§ **Work to be completed**:
Write the data below out exactly as it stands. Do not include the pictures.

>>>>>

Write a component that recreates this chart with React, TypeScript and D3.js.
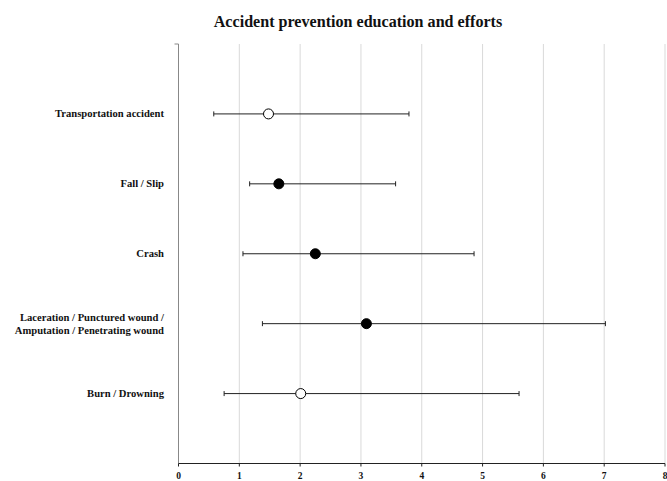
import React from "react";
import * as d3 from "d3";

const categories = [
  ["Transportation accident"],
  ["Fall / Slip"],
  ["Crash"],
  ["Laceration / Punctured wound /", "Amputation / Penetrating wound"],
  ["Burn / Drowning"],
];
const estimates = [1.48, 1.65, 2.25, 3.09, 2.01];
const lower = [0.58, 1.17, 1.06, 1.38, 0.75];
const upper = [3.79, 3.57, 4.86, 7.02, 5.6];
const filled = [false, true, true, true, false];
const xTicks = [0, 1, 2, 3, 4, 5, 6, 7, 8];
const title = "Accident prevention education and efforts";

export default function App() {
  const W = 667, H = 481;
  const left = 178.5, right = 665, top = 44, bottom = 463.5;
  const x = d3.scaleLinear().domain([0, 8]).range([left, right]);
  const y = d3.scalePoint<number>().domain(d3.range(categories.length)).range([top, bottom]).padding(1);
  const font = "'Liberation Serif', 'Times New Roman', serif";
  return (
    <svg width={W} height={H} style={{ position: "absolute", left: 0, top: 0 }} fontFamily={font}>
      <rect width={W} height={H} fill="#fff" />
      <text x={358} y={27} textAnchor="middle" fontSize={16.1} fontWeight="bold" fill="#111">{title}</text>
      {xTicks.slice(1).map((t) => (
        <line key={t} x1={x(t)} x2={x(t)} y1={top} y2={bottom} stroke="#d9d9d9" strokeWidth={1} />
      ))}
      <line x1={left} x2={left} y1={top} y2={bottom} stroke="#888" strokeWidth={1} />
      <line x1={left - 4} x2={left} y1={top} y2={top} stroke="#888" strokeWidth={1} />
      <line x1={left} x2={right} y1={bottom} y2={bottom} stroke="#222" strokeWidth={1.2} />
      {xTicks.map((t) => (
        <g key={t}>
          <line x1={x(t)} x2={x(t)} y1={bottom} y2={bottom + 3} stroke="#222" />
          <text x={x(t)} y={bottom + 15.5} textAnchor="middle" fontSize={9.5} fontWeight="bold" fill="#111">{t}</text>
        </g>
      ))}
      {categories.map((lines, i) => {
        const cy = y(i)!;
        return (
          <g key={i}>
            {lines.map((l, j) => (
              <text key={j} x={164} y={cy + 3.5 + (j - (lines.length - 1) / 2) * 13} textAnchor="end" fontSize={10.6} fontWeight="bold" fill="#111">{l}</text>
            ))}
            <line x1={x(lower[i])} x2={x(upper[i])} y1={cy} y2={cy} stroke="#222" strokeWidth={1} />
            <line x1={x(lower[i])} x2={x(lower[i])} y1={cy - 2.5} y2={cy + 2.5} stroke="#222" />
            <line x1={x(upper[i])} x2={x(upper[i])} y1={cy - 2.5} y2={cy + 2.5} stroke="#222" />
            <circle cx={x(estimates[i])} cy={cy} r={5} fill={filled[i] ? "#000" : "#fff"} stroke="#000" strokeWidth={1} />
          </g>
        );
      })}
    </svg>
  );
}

<<<<<

§ **Output below**:
Write a component that recreates this chart with React, TypeScript and D3.js.
import React from "react";
import * as d3 from "d3";

const categories = [
  ["Transportation accident"],
  ["Fall / Slip"],
  ["Crash"],
  ["Laceration / Punctured wound /", "Amputation / Penetrating wound"],
  ["Burn / Drowning"],
];
const estimates = [1.48, 1.65, 2.25, 3.09, 2.01];
const lower = [0.58, 1.17, 1.06, 1.38, 0.75];
const upper = [3.79, 3.57, 4.86, 7.02, 5.6];
const filled = [false, true, true, true, false];
const xTicks = [0, 1, 2, 3, 4, 5, 6, 7, 8];
const title = "Accident prevention education and efforts";

export default function App() {
  const W = 667, H = 481;
  const left = 178.5, right = 665, top = 44, bottom = 463.5;
  const x = d3.scaleLinear().domain([0, 8]).range([left, right]);
  const y = d3.scalePoint<number>().domain(d3.range(categories.length)).range([top, bottom]).padding(1);
  const font = "'Liberation Serif', 'Times New Roman', serif";
  return (
    <svg width={W} height={H} style={{ position: "absolute", left: 0, top: 0 }} fontFamily={font}>
      <rect width={W} height={H} fill="#fff" />
      <text x={358} y={27} textAnchor="middle" fontSize={16.1} fontWeight="bold" fill="#111">{title}</text>
      {xTicks.slice(1).map((t) => (
        <line key={t} x1={x(t)} x2={x(t)} y1={top} y2={bottom} stroke="#d9d9d9" strokeWidth={1} />
      ))}
      <line x1={left} x2={left} y1={top} y2={bottom} stroke="#888" strokeWidth={1} />
      <line x1={left - 4} x2={left} y1={top} y2={top} stroke="#888" strokeWidth={1} />
      <line x1={left} x2={right} y1={bottom} y2={bottom} stroke="#222" strokeWidth={1.2} />
      {xTicks.map((t) => (
        <g key={t}>
          <line x1={x(t)} x2={x(t)} y1={bottom} y2={bottom + 3} stroke="#222" />
          <text x={x(t)} y={bottom + 15.5} textAnchor="middle" fontSize={9.5} fontWeight="bold" fill="#111">{t}</text>
        </g>
      ))}
      {categories.map((lines, i) => {
        const cy = y(i)!;
        return (
          <g key={i}>
            {lines.map((l, j) => (
              <text key={j} x={164} y={cy + 3.5 + (j - (lines.length - 1) / 2) * 13} textAnchor="end" fontSize={10.6} fontWeight="bold" fill="#111">{l}</text>
            ))}
            <line x1={x(lower[i])} x2={x(upper[i])} y1={cy} y2={cy} stroke="#222" strokeWidth={1} />
            <line x1={x(lower[i])} x2={x(lower[i])} y1={cy - 2.5} y2={cy + 2.5} stroke="#222" />
            <line x1={x(upper[i])} x2={x(upper[i])} y1={cy - 2.5} y2={cy + 2.5} stroke="#222" />
            <circle cx={x(estimates[i])} cy={cy} r={5} fill={filled[i] ? "#000" : "#fff"} stroke="#000" strokeWidth={1} />
          </g>
        );
      })}
    </svg>
  );
}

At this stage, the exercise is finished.